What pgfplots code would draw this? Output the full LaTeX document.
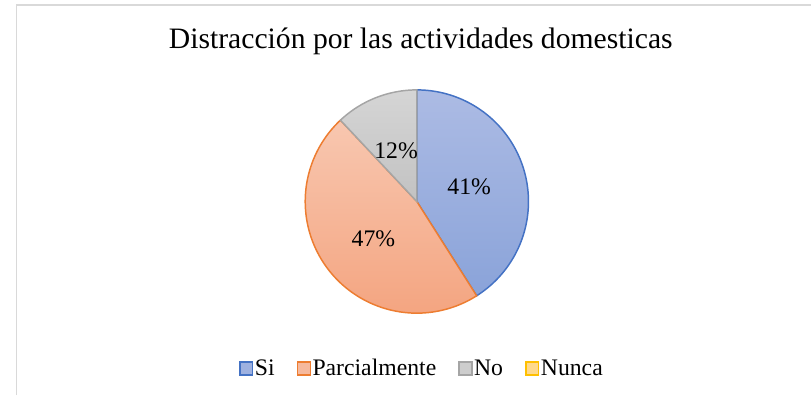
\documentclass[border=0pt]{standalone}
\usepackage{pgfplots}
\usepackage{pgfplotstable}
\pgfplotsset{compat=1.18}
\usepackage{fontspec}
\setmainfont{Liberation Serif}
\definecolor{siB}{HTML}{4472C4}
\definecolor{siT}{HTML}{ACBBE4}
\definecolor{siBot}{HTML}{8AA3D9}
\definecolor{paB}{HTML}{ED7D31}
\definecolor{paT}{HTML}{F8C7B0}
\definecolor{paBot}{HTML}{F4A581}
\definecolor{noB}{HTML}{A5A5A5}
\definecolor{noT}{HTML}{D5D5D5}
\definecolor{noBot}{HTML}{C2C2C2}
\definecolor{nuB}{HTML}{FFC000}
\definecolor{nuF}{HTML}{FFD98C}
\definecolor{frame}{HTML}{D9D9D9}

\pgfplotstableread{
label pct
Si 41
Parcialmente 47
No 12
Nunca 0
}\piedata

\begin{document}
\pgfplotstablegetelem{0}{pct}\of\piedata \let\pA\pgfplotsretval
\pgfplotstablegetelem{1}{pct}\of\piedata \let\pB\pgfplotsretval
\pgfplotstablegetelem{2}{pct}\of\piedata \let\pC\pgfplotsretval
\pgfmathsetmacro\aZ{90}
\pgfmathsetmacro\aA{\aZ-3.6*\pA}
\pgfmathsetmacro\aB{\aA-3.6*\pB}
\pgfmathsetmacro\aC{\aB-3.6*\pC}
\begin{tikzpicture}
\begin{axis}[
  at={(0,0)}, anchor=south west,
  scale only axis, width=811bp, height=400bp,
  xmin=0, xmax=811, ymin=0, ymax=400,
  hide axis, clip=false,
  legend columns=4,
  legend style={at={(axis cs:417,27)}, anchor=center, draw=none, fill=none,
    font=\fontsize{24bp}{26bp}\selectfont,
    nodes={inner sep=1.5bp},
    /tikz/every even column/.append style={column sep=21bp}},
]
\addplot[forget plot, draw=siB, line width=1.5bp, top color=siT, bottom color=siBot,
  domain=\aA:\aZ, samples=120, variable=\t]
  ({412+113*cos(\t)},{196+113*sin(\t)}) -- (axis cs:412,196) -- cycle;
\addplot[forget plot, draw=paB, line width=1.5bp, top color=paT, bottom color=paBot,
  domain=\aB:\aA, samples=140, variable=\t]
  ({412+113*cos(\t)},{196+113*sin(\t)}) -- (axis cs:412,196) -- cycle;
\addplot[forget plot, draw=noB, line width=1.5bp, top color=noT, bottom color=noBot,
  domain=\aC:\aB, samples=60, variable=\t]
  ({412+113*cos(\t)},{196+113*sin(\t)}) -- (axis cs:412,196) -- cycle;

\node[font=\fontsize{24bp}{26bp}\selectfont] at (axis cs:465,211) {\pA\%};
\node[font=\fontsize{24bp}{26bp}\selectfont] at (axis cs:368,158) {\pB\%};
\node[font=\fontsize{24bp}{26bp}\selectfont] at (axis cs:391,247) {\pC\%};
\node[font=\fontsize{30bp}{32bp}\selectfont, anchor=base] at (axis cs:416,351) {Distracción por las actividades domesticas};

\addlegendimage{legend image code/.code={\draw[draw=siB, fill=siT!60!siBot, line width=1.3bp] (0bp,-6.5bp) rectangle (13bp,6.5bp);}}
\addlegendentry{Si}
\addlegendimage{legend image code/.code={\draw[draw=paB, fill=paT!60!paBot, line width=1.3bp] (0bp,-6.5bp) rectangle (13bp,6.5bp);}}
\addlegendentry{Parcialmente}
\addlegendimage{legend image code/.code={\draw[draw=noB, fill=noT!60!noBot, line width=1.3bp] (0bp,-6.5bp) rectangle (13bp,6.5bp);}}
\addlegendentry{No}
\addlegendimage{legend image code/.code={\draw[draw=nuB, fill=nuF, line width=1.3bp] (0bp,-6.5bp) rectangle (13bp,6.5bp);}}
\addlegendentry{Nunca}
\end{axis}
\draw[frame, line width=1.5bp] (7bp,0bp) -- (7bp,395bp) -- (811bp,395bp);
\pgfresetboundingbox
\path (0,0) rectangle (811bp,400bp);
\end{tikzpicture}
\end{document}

◆ ◆ ◆ ◆ ◆ ◆ ◆

*Exercise goal*:
Every line above should be repeated exactly; pictures stay out of the copy.

*Final answer*:
What pgfplots code would draw this? Output the full LaTeX document.
\documentclass[border=0pt]{standalone}
\usepackage{pgfplots}
\usepackage{pgfplotstable}
\pgfplotsset{compat=1.18}
\usepackage{fontspec}
\setmainfont{Liberation Serif}
\definecolor{siB}{HTML}{4472C4}
\definecolor{siT}{HTML}{ACBBE4}
\definecolor{siBot}{HTML}{8AA3D9}
\definecolor{paB}{HTML}{ED7D31}
\definecolor{paT}{HTML}{F8C7B0}
\definecolor{paBot}{HTML}{F4A581}
\definecolor{noB}{HTML}{A5A5A5}
\definecolor{noT}{HTML}{D5D5D5}
\definecolor{noBot}{HTML}{C2C2C2}
\definecolor{nuB}{HTML}{FFC000}
\definecolor{nuF}{HTML}{FFD98C}
\definecolor{frame}{HTML}{D9D9D9}

\pgfplotstableread{
label pct
Si 41
Parcialmente 47
No 12
Nunca 0
}\piedata

\begin{document}
\pgfplotstablegetelem{0}{pct}\of\piedata \let\pA\pgfplotsretval
\pgfplotstablegetelem{1}{pct}\of\piedata \let\pB\pgfplotsretval
\pgfplotstablegetelem{2}{pct}\of\piedata \let\pC\pgfplotsretval
\pgfmathsetmacro\aZ{90}
\pgfmathsetmacro\aA{\aZ-3.6*\pA}
\pgfmathsetmacro\aB{\aA-3.6*\pB}
\pgfmathsetmacro\aC{\aB-3.6*\pC}
\begin{tikzpicture}
\begin{axis}[
  at={(0,0)}, anchor=south west,
  scale only axis, width=811bp, height=400bp,
  xmin=0, xmax=811, ymin=0, ymax=400,
  hide axis, clip=false,
  legend columns=4,
  legend style={at={(axis cs:417,27)}, anchor=center, draw=none, fill=none,
    font=\fontsize{24bp}{26bp}\selectfont,
    nodes={inner sep=1.5bp},
    /tikz/every even column/.append style={column sep=21bp}},
]
\addplot[forget plot, draw=siB, line width=1.5bp, top color=siT, bottom color=siBot,
  domain=\aA:\aZ, samples=120, variable=\t]
  ({412+113*cos(\t)},{196+113*sin(\t)}) -- (axis cs:412,196) -- cycle;
\addplot[forget plot, draw=paB, line width=1.5bp, top color=paT, bottom color=paBot,
  domain=\aB:\aA, samples=140, variable=\t]
  ({412+113*cos(\t)},{196+113*sin(\t)}) -- (axis cs:412,196) -- cycle;
\addplot[forget plot, draw=noB, line width=1.5bp, top color=noT, bottom color=noBot,
  domain=\aC:\aB, samples=60, variable=\t]
  ({412+113*cos(\t)},{196+113*sin(\t)}) -- (axis cs:412,196) -- cycle;

\node[font=\fontsize{24bp}{26bp}\selectfont] at (axis cs:465,211) {\pA\%};
\node[font=\fontsize{24bp}{26bp}\selectfont] at (axis cs:368,158) {\pB\%};
\node[font=\fontsize{24bp}{26bp}\selectfont] at (axis cs:391,247) {\pC\%};
\node[font=\fontsize{30bp}{32bp}\selectfont, anchor=base] at (axis cs:416,351) {Distracción por las actividades domesticas};

\addlegendimage{legend image code/.code={\draw[draw=siB, fill=siT!60!siBot, line width=1.3bp] (0bp,-6.5bp) rectangle (13bp,6.5bp);}}
\addlegendentry{Si}
\addlegendimage{legend image code/.code={\draw[draw=paB, fill=paT!60!paBot, line width=1.3bp] (0bp,-6.5bp) rectangle (13bp,6.5bp);}}
\addlegendentry{Parcialmente}
\addlegendimage{legend image code/.code={\draw[draw=noB, fill=noT!60!noBot, line width=1.3bp] (0bp,-6.5bp) rectangle (13bp,6.5bp);}}
\addlegendentry{No}
\addlegendimage{legend image code/.code={\draw[draw=nuB, fill=nuF, line width=1.3bp] (0bp,-6.5bp) rectangle (13bp,6.5bp);}}
\addlegendentry{Nunca}
\end{axis}
\draw[frame, line width=1.5bp] (7bp,0bp) -- (7bp,395bp) -- (811bp,395bp);
\pgfresetboundingbox
\path (0,0) rectangle (811bp,400bp);
\end{tikzpicture}
\end{document}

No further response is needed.